At night, they pay 20p or 30p for a space to lay their heads. They sleep in front of people’s shops or under shoppers’ tables when the shoppers have closed for the day. Some of them sleep in the open. For beds, they spread cardboard boxes on the floor. For pillows, they use the pans they use during the day to carry their loads. They don’t bother buying clothes and shoes because they have no place to store them. If they save any money for a day, they tie the cash in kerchiefs around their waist. A good number of these girls – we call them kayayee which is the Ga word for a female head porter – have registered with susu collectors who save their monies for them for a small fee, sometimes giving them interest at the end of a period of time. When enough money has been saved, the girls send money to their homes where their parents and siblings use these monies for their own upkeep.

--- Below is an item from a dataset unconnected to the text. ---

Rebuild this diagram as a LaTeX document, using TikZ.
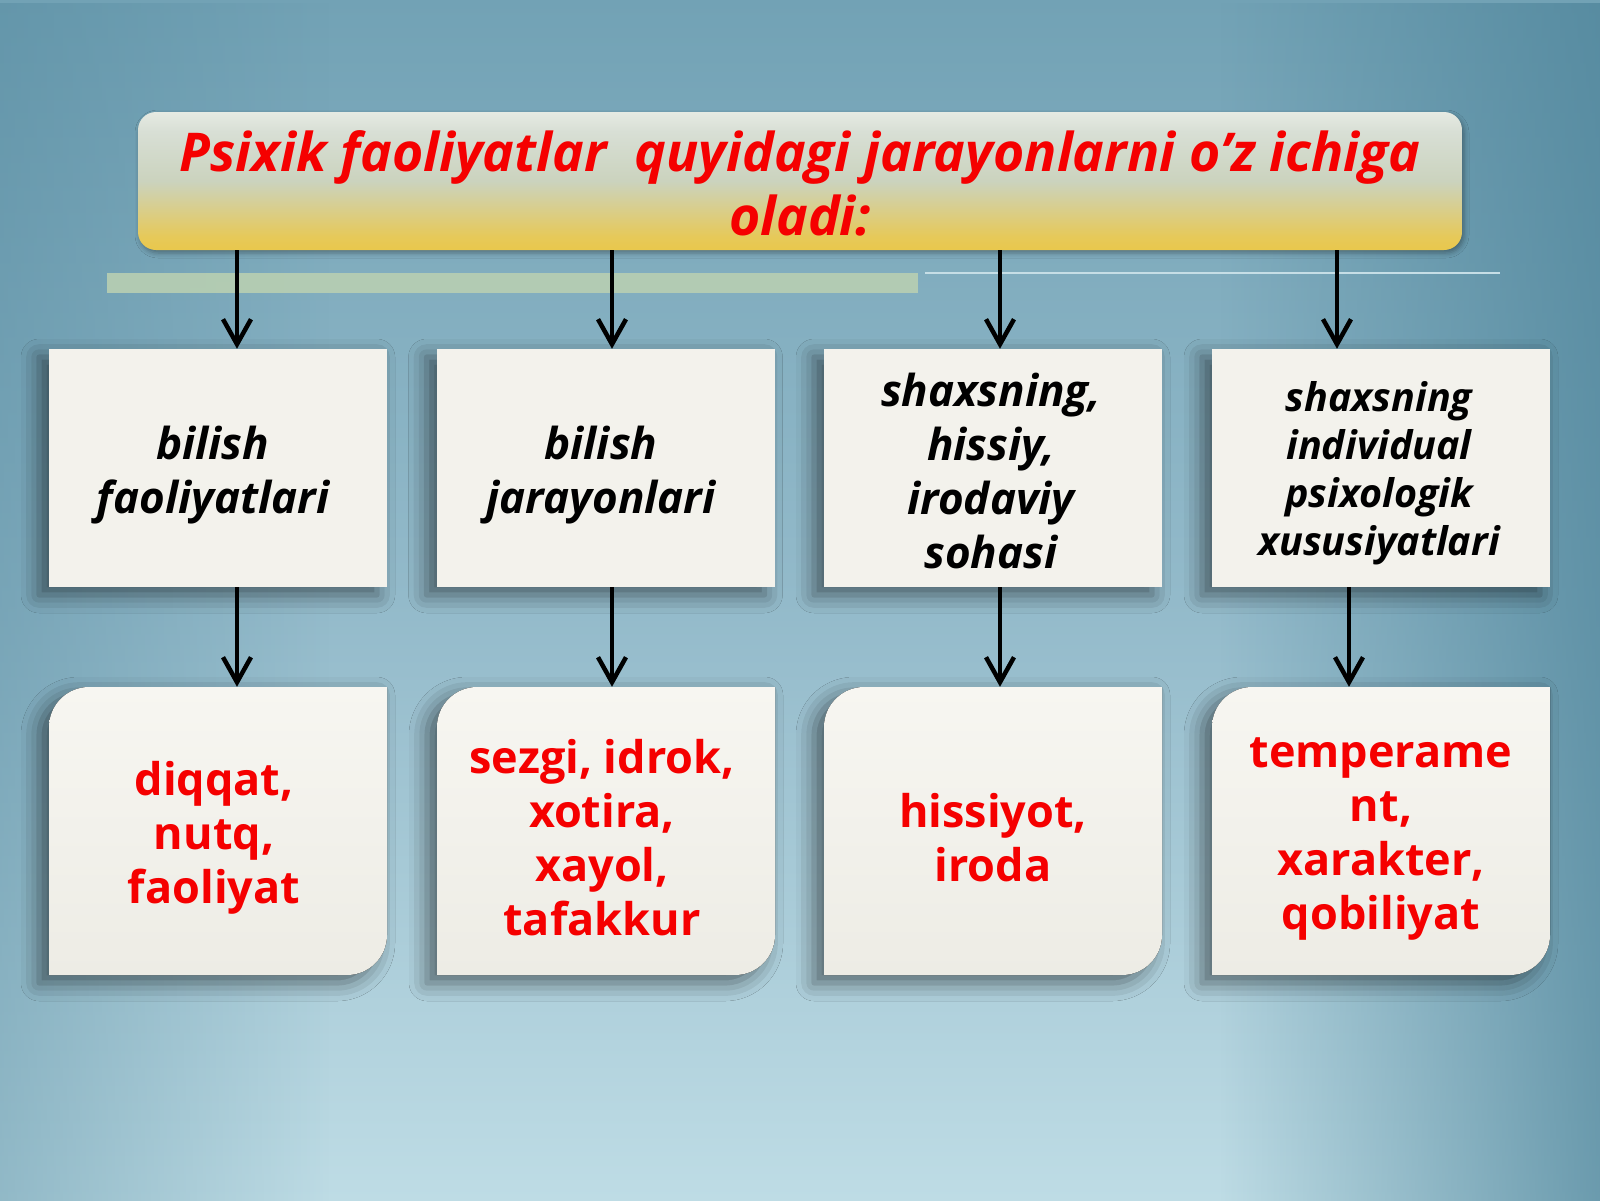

A few of them have babies strapped to their backs as they carry loads across yards in the hot sun. Some of these girls had babies as a result of rape which, among them, is not termed rape but simply “sex we don’t want but have to take almost daily from the boys to help us find a place to sleep”. These babies make up the next generation of street porters; they don’t know their hometowns, and the street and market are their homes. Don’t even mention school to the mothers of these babies; how can they pay the fees or buy uniforms and shoes and books for the children?
In the storm, the mothers and babies have to contend with the same sleeping places they always use. In open air, they cover themselves with plastic sheets and try to catch some sleep. In heavy rain, they wake up and stand in front of shops or homes for shelter until the rain is over. Trust me, with such a life, there must be a whole hoard of angels and saints protecting these girls.
As I lay there last night, I imagined putting up a structure at Circle (Accra’s version of Grand Central in New York or Termino in Rome). It has six dormitories with bunk beds. Each dormitory houses 12 girls and has an adjoining bath house with four shower cubicles and 4 water closets. On the ground floor is a small kitchen with a sink and traditional kitchen stools where these girls can eat their meals. At least, they would be safe from the heavy rains. The police report that some of these girls have been trafficked, i.e. brought into the city through deception or coercion and exploited, with some of the girls working hard for monies that someone else collects! At least, they could have a more decent place to shelter them from these heavy rains. But I don’t have any money to put up the structure; the Government is aware of the plight of these girls and prefers to send them all home instead. Of course, they would return to Accra on the next available bus unless they have a good livelihood back at home where they come from.
I could not sleep well last night. And I probably won’t sleep much better these next few months because the Meteorological Services Department announces similar rains until the end of June. How can I help some of these girls?